Des « facilitateurs » de projets au niveau local devraient être mis en place (6ème mesure). Ils pourront être sollicités pour fluidifier les relatons entre les entrepreneurs et les administrations en cas de situation de blocage. Les sous-préfets pourront également, le cas échéant, être mobilisés.
(ii) Simplifier, par des mesures concrètes, la vie des entreprises
Sur cet aspect, le rapport envisage notamment de réduire le nombre de statuts pour les entreprises individuelles (8ème mesure), tant ces derniers sont nombreux et peuvent parfois apparaître trop complexes à choisir (EI, EIRL, EURL, …).
Dans le prolongement du rapport GRANDGUILLAUME sur l’entreprenariat individuel du 17 décembre 2013, un groupe de travail devra rendre ses conclusions d’ici l’été 2014, pour réduire dès 2015 le nombre de statuts et ne retenir que ceux qui correspondent aux besoins réels de ces entreprises individuelles.
En outre, afin de « doper » la création d’entreprise, le rapport préconise des mesures d’allégement des autorisations préalables à la création (9ème mesure) et de simplification des démarches administratives par le dépôt, le cas échéant sous forme dématérialisée, d’un seul exemplaire des statuts auprès d’un seul organisme (10ème mesure), ou bien encore par la réduction à 2 (contre 7 actuellement) du nombre d’actionnaires pour les sociétés anonymes non cotées et l’adaptation en conséquence du nombre d’administrateurs (11ème mesure).

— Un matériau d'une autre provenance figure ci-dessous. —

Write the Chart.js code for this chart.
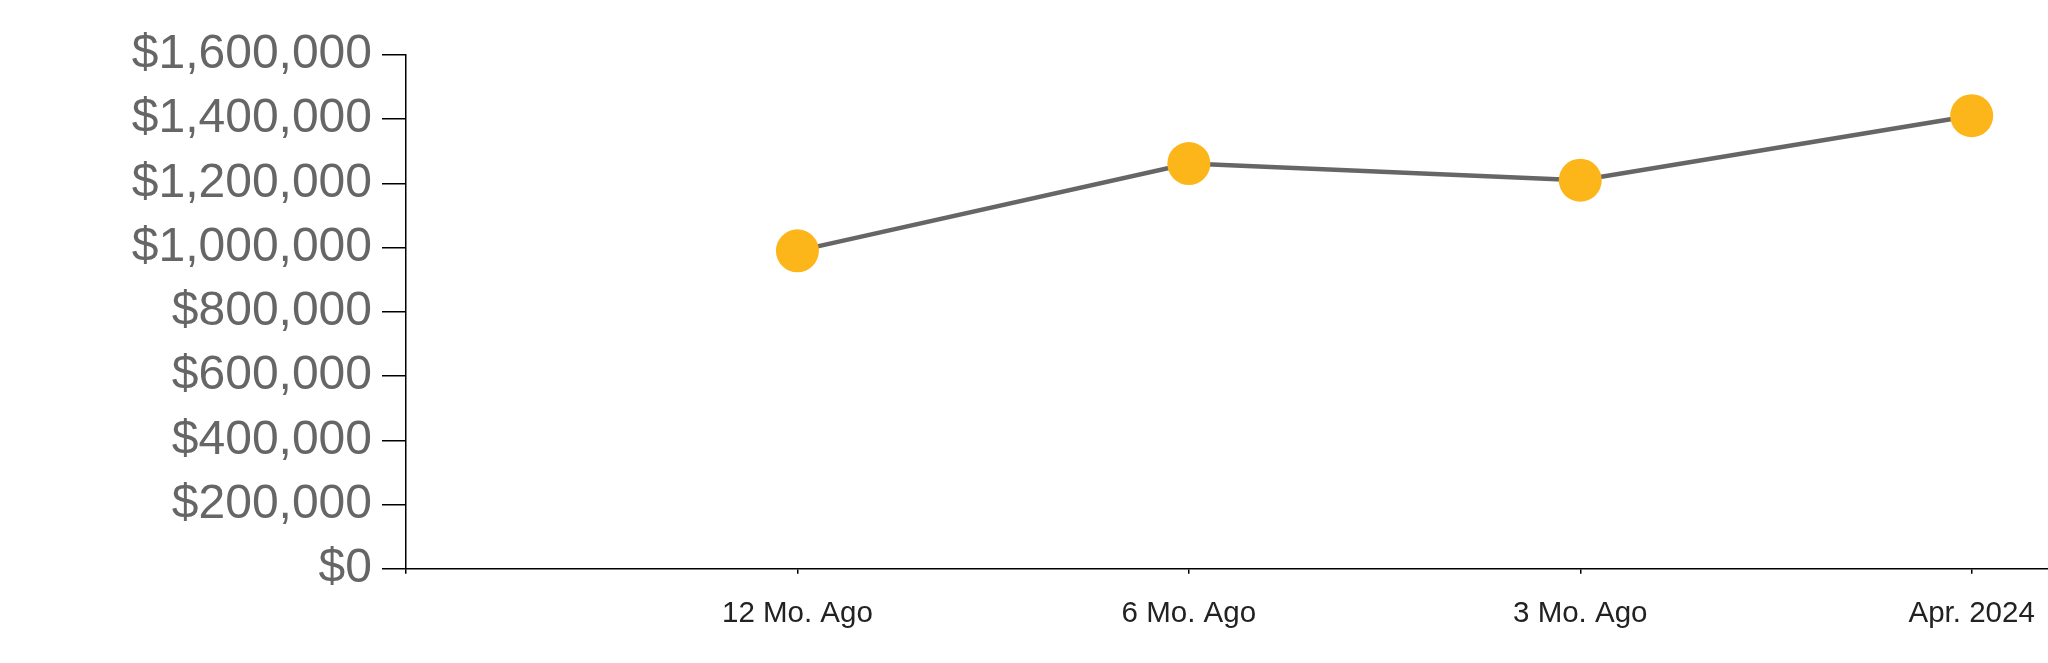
<!DOCTYPE html>
<html>
<head>
<meta charset="utf-8">
<script src="https://cdn.jsdelivr.net/npm/chart.js@4"></script>
<style>
  html, body { margin: 0; padding: 0; background: #ffffff; }
  #wrap { width: 2048px; height: 663px; position: relative; }
</style>
</head>
<body>
<div id="wrap"><canvas id="c" width="2048" height="663"></canvas></div>
<script>
// Data
const categories = ["12 Mo. Ago", "6 Mo. Ago", "3 Mo. Ago", "Apr. 2024"];
const medianValues = [990000, 1262000, 1210000, 1411000];
const yTickValues = [0, 200000, 400000, 600000, 800000, 1000000, 1200000, 1400000, 1600000];

const points = categories.map((c, i) => ({ x: i + 1, y: medianValues[i] }));

new Chart(document.getElementById('c'), {
  type: 'line',
  data: {
    datasets: [{
      data: points,
      borderColor: '#666666',
      borderWidth: 4.5,
      backgroundColor: '#fcb61a',
      pointBackgroundColor: '#fcb61a',
      pointBorderWidth: 0,
      pointRadius: 21.5,
      pointHoverRadius: 21.5,
      tension: 0,
      fill: false,
      clip: false
    }]
  },
  options: {
    responsive: false,
    animation: false,
    layout: { autoPadding: false, padding: { top: 55, right: 0, bottom: 0, left: 0 } },
    plugins: { legend: { display: false }, tooltip: { enabled: false } },
    scales: {
      x: {
        type: 'linear',
        min: 0,
        max: 4.195,
        afterFit: (s) => { s.height = 94.3; s.paddingLeft = 0; s.paddingRight = 0; },
        afterBuildTicks: (s) => { s.ticks = [0, 1, 2, 3, 4].map(v => ({ value: v })); },
        ticks: {
          stepSize: 1,
          includeBounds: false,
          autoSkip: false,
          maxRotation: 0,
          padding: 22,
          color: '#222222',
          font: { family: "'Liberation Sans', Arial, sans-serif", size: 29.5 },
          callback: (v) => (Number.isInteger(v) && v >= 1 && v <= categories.length) ? categories[v - 1] : ''
        },
        grid: { display: true, drawOnChartArea: false, drawTicks: true, tickLength: 5, color: '#000000', lineWidth: 1.5 },
        border: { display: true, color: '#000000', width: 1.5 }
      },
      y: {
        min: 0,
        max: 1600000,
        afterFit: (s) => { s.width = 406; },
        afterBuildTicks: (s) => { s.ticks = yTickValues.map(v => ({ value: v })); },
        ticks: {
          stepSize: 200000,
          padding: 10,
          color: '#666666',
          font: { family: "'Liberation Sans', Arial, sans-serif", size: 48 },
          callback: (v) => '$' + Number(v).toLocaleString('en-US')
        },
        grid: { display: true, drawOnChartArea: false, drawTicks: true, tickLength: 24, color: '#000000', lineWidth: 1.5 },
        border: { display: true, color: '#000000', width: 1.5 }
      }
    }
  }
});
</script>
</body>
</html>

Nous regretterons sur ce dernier point, que contrairement à l’Acte Uniforme OHADA relatif aux droits des sociétés commerciales et du groupement d’intérêt économique révisé et adopté le 30 janvier 2014, la possibilité d’une société anonyme unipersonnelle n’ait pas été évoquée.
S’agissant spécifiquement des sociétés à responsabilité limitée (SARL), il est envisagé de simplifier le transfert de siège dans le même département ou dans un département limitrophe (23ème mesure) ainsi que de supprimer l’obligation de convocation aux assemblées générales par lettre recommandée (25ème mesure) et plus généralement, à l’exception des sociétés anonymes, de supprimer également la déclaration de conformité en cas de fusion (24ème mesure).
Pour les professions libérales, il sera autorisé la location d’actions dans les sociétés d’exercice libéral (SEL) autres que celles exerçant l’une quelconque des professions libérales de santé (19ème mesure).
Des mesures propres aux structures non lucratives sont également prévues comme la création d’un guichet fiscal unique pour étudier la possibilité pour ces dernières de recevoir des dons défiscalisés ou avoir accès au mécénat (32ème mesure) et pour les fondations d’entreprises un allégement d’un certain nombre de leurs démarches administratives (18ème mesure).
Le rapport envisage également de faciliter l’accès à la commande publique. Les entreprises ne devront dorénavant fournir que leur numéro SIRET pour l’ensemble des données connues de l’administration (34ème mesure). Un principe de confiance serait instauré, les entreprises ayant désormais la possibilité de fournir une simple attestation sur l’honneur pour se décharger du poids de la production des pièces justificatives.
(iii) Faciliter l’embauche et la formation
Enfin, le Conseil propose une simplification de la fiche de paie en lui donnant une plus grande lisibilité (48ème mesure).
Elle devra être plus compréhensible pour les salariés avec une seule ligne par type de protection financée (retraite, santé, famille, …) et plus facile à réaliser pour les entreprises.
Ce programme de simplification est destiné à être enrichi. Le grand public sera alors sollicité dans une démarche collaborative via un site internet participatif et totalement dédié pour « co-construire les solutions avec les entrepreneurs ». A l’issue de ces consultations, le Conseil prévoit d’ores et déjà de présenter de nouvelles séries de mesures de simplification tous les six mois, la prochaine étape étant déjà fixée pour cet automne, et au moins jusqu’à la fin du quinquennat, en 2017.